Flu cases rise as vaccine supply falls
The supply of the seasonal flu vaccine continues to run low in the province while at the same time levels of flu activity will likely remain the same for the next few weeks.
The Provincial Health Officer revealed Thursday there is a likelihood BC will experience temporary gaps in the supply and availability of the flu vaccine.
Similar challenges are being experienced in other regions of the province as well.
According to the health officer 5,000 more doses are expected to arrive next week and a further 3,000 doses coming the week of Jan 28.
The province has also requested an additional13,000 doses.
These are on top of the 1.401 million doses ordered prior to the start of the flu season.
Interior Health Medical Officer, Dr. Andrew Larder, says the flu numbers have been trending upward since the latter portion of December.
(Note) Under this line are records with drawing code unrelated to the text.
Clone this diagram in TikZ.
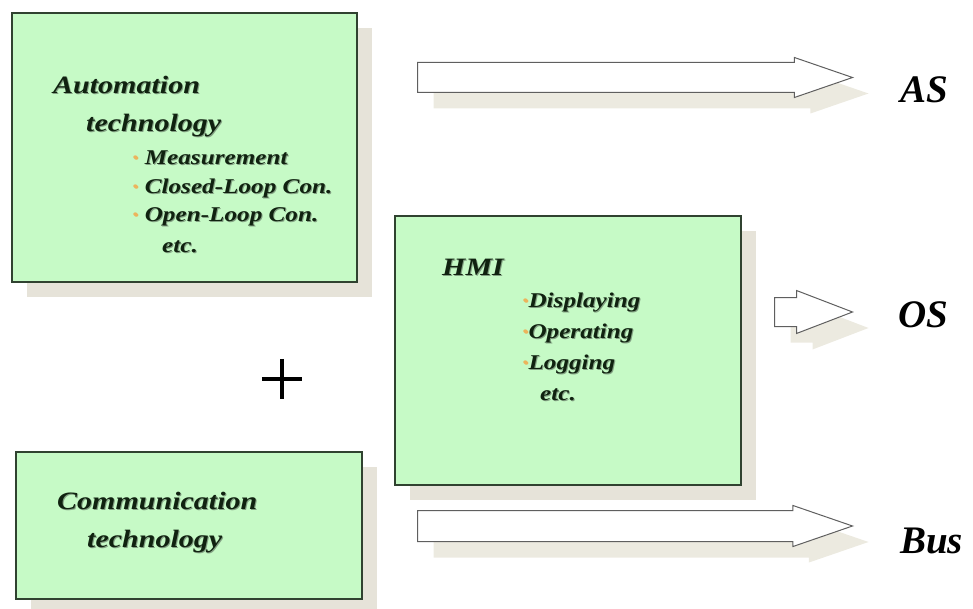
\documentclass[tikz,border=0pt]{standalone}
\usepackage{fontspec}
\setmainfont{Liberation Serif}
\newfontfamily\boxfont[FakeStretch=1.2]{Liberation Serif}
\usetikzlibrary{shapes.arrows,shadows}

\definecolor{boxfill}{RGB}{198,250,198}
\definecolor{boxline}{RGB}{48,66,48}
\definecolor{shade}{RGB}{230,227,217}
\definecolor{arrowshade}{RGB}{236,234,224}
\definecolor{arrowline}{RGB}{95,95,95}
\definecolor{ink}{RGB}{16,34,16}
\definecolor{inkshadow}{RGB}{130,160,130}
\definecolor{dot}{RGB}{236,180,92}

\newcommand{\bul}{{\color{dot}\textperiodcentered}}
% text with a soft offset shadow behind it
\newcommand{\shadowed}[1]{\rlap{\raisebox{-1pt}{\kern1pt\color{inkshadow}#1}}#1}

\tikzset{
  panel/.style={draw=boxline, line width=1.4pt, fill=boxfill, anchor=north west,
    inner sep=0pt, outer sep=0pt,
    drop shadow={shadow xshift=15pt, shadow yshift=-15pt, fill=shade, opacity=1}},
  headtext/.style={anchor=base west, inner sep=0pt, text=ink,
    font=\boxfont\bfseries\itshape\fontsize{25}{25}\selectfont},
  itemtext/.style={anchor=base west, inner sep=0pt, text=ink,
    font=\boxfont\bfseries\itshape\fontsize{21}{21}\selectfont},
  blockarrow/.style={single arrow, draw=arrowline, line width=1pt, fill=white,
    anchor=tail, inner xsep=0pt, single arrow head indent=0pt,
    drop shadow={shadow xshift=16pt, shadow yshift=-16pt, fill=arrowshade, opacity=1}},
  tag/.style={anchor=base west, inner sep=0pt, text=black,
    font=\bfseries\itshape\fontsize{39}{39}\selectfont},
}

\begin{document}
\begin{tikzpicture}[x=1pt, y=-1pt]
  \useasboundingbox (0,0) rectangle (973,609);

  % panels
  \node[panel, minimum width=345pt, minimum height=269pt] (auto) at (12,13) {};
  \node[panel, minimum width=346pt, minimum height=269pt] (hmi) at (395,216) {};
  \node[panel, minimum width=346pt, minimum height=147pt] (comm) at (16,452) {};

  % automation technology
  \node[headtext] (autoA) at (53,94) {\shadowed{Automation}};
  \node[headtext] (autoB) at (86,132) {\shadowed{technology}};
  \node[itemtext] (autoC) at (132,165) {\shadowed{\bul\ Measurement}};
  \node[itemtext] (autoD) at (132,194) {\shadowed{\bul\ Closed-Loop Con.}};
  \node[itemtext] (autoE) at (132,222) {\shadowed{\bul\ Open-Loop Con.}};
  \node[itemtext] (autoF) at (162,253) {\shadowed{etc.}};

  % human machine interface
  \node[headtext] (hmiA) at (442,276) {\shadowed{HMI}};
  \node[itemtext] (hmiB) at (522,307) {\shadowed{\bul Displaying}};
  \node[itemtext] (hmiC) at (522,338) {\shadowed{\bul Operating}};
  \node[itemtext] (hmiD) at (522,369) {\shadowed{\bul Logging}};
  \node[itemtext] (hmiE) at (540,400) {\shadowed{etc.}};

  % communication technology
  \node[headtext] (commA) at (57,509) {\shadowed{Communication}};
  \node[headtext] (commB) at (87,547) {\shadowed{technology}};

  % plus sign
  \node[minimum size=40pt, inner sep=0pt] (plus) at (282,379) {};
  \draw[line width=4pt] (plus.north) -- (plus.south) (plus.west) -- (plus.east);

  % block arrows
  \node[blockarrow, inner ysep=14.5pt, single arrow head extend=5pt,
        single arrow tip angle=38, minimum height=435pt] (arrAS) at (417,77.5) {};
  \node[blockarrow, inner ysep=14pt, single arrow head extend=7pt,
        single arrow tip angle=42, minimum height=78pt] (arrOS) at (774,312) {};
  \node[blockarrow, inner ysep=15pt, single arrow head extend=5pt,
        single arrow tip angle=38, minimum height=435pt] (arrBus) at (417,526) {};

  % system labels
  \node[tag] (AS) at (900,103) {AS};
  \node[tag] (OS) at (898,327) {OS};
  \node[tag] (Bus) at (900,553) {Bus};
\end{tikzpicture}
\end{document}
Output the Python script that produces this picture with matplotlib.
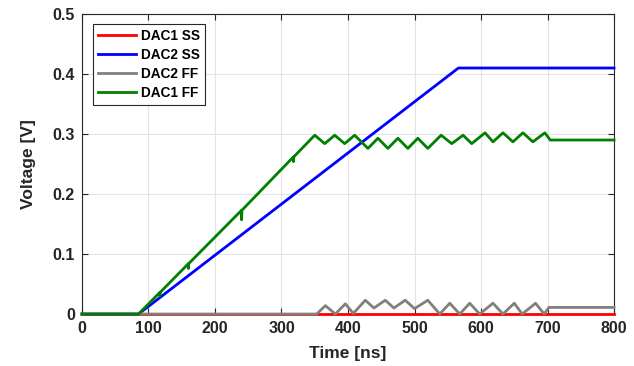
import numpy as np
import matplotlib.pyplot as plt
from matplotlib.ticker import FormatStrFormatter

plt.rcParams['font.family'] = ['Liberation Sans', 'DejaVu Sans']

# --------------------- DATA ---------------------

# DAC1 SS stays at zero
t_dac1_ss = [0, 800]
v_dac1_ss = [0, 0]

# DAC2 SS ramp then hold
t_dac2_ss = [0, 85, 566, 800]
v_dac2_ss = [0, 0, 0.41, 0.41]

# DAC2 FF zigzag near zero
t_dac2_ff = [0, 353, 366, 381, 396, 408, 426, 439, 456, 469, 486, 500, 520,
             538, 553, 568, 583, 598, 618, 633, 650, 662, 682, 695, 702, 800]
v_dac2_ff = [0, 0, 0.014, 0, 0.017, 0.001, 0.023, 0.01, 0.023, 0.01, 0.023,
             0.009, 0.023, 0, 0.018, 0, 0.018, 0, 0.018, 0, 0.018, 0, 0.018,
             0, 0.011, 0.011]

# DAC1 FF ramp with small glitches, then zigzag and hold
t_dac1_ff = [0, 85, 117, 117, 117.5, 160, 160, 160.5, 240, 240, 240.5,
             318, 318, 318.5, 350, 365, 380, 395, 410, 430, 445, 460, 475,
             490, 505, 520, 540, 556, 573, 586, 606, 618, 633, 648, 663,
             678, 696, 704, 800]
v_dac1_ff = [0, 0, 0.036, 0.030, 0.036, 0.084, 0.076, 0.084, 0.173, 0.157,
             0.173, 0.262, 0.254, 0.262, 0.298, 0.284, 0.298, 0.284, 0.298,
             0.276, 0.293, 0.276, 0.293, 0.276, 0.293, 0.276, 0.298, 0.284,
             0.298, 0.284, 0.302, 0.287, 0.302, 0.287, 0.302, 0.287, 0.302,
             0.29, 0.29]

x_ticks = np.arange(0, 801, 100)
y_ticks = np.arange(0, 0.51, 0.1)

# --------------------- PLOT ---------------------

fig = plt.figure(figsize=(6.34, 3.66), dpi=100)
ax = fig.add_axes([0.1293, 0.142, 0.8392, 0.8197])

lw = 2.0
ax.plot(t_dac1_ss, v_dac1_ss, color='#ff0000', lw=lw, label="DAC1 SS", clip_on=False, zorder=3)
ax.plot(t_dac2_ss, v_dac2_ss, color='#0000ff', lw=lw, label="DAC2 SS", clip_on=False, zorder=3)
ax.plot(t_dac2_ff, v_dac2_ff, color='#808080', lw=lw, label="DAC2 FF", clip_on=False, zorder=3)
ax.plot(t_dac1_ff, v_dac1_ff, color='#008000', lw=lw, label="DAC1 FF", clip_on=False, zorder=3)

ax.set_xlim(0, 800)
ax.set_ylim(0, 0.5)
ax.set_xticks(x_ticks)
ax.set_yticks(y_ticks)
ax.yaxis.set_major_formatter(FormatStrFormatter('%g'))
ax.grid(True, color='#e3e3e3', lw=0.8)
ax.set_axisbelow(True)

ax.tick_params(direction='in', length=4, width=0.8, colors='#262626',
               top=True, right=True, labelsize=11.5, pad=5)
for lbl in ax.get_xticklabels() + ax.get_yticklabels():
    lbl.set_fontweight('bold')
for s in ax.spines.values():
    s.set_color('#262626')
    s.set_linewidth(0.8)

ax.set_xlabel("Time [ns]", fontsize=12.5, fontweight='bold', color='#262626',
              labelpad=7)
ax.set_ylabel("Voltage [V]", fontsize=12.5, fontweight='bold', color='#262626',
              labelpad=12)

leg = ax.legend(loc='upper left', bbox_to_anchor=(0.021, 0.967), fancybox=False,
                edgecolor='#262626', framealpha=1, handlelength=2.8,
                borderpad=0.35, labelspacing=0.38, handletextpad=0.4,
                borderaxespad=0, prop={'weight': 'bold', 'size': 9.8})
leg.get_frame().set_linewidth(0.8)
leg.set_zorder(5)

plt.savefig("out.png", dpi=100)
Whether we have seen the peak is hard to tell.
"It's not clear if we have reached the peak yet but we are probably close to the peak," says Dr. Larder.
"We will stay at these levels for at least two or three more weeks before we start to see it begin to tail off to normal summer levels."
Dr. Larder says surveillance reports issued by the BCCDC (BC Centre for Disease Control) show this flu season is on par with activity over the past decade.
The difference this year is the people that are being affected.
"The thing that is different and the thing that I think has caught people's attention is the virus circulation is predominately the H1N1. This is really the first year since the pandemic year (2009) that has been the case," he says.
He says the H1N1 virus is affecting people in their 20's to 60's.
"It's because that's the population that probably has the lowest levels of resistance to it. They may have been immunized in the pandemic year but a lot of those people probably haven't been immunized since and the protection wanes," he says.
"That isn't the typical group we see cases in and I think that's why it's attracted so much attention and caused concern."
Dr. Larder says that they are the population group that does not have the inherent immunity where as older people and younger kids are part of the ongoing immunization target group each year.
"They have likely had immunizations with the vaccine that contains this virus. It's been in the seasonal flu vaccine since 2009."
The province is continually keeping tabs on serious flu related illness across the province.
As of last Thursday 40 people across the province were in ICU with what is being described as an indicator of severe influenza cases. Nine of those cases were within the Interior Health jurisdiction with at least one at Kelowna General Hospital.
One person, a woman in her 50's from the Okanagan, has died from the H1N1 virus while three other people are suspected to have died from the flu.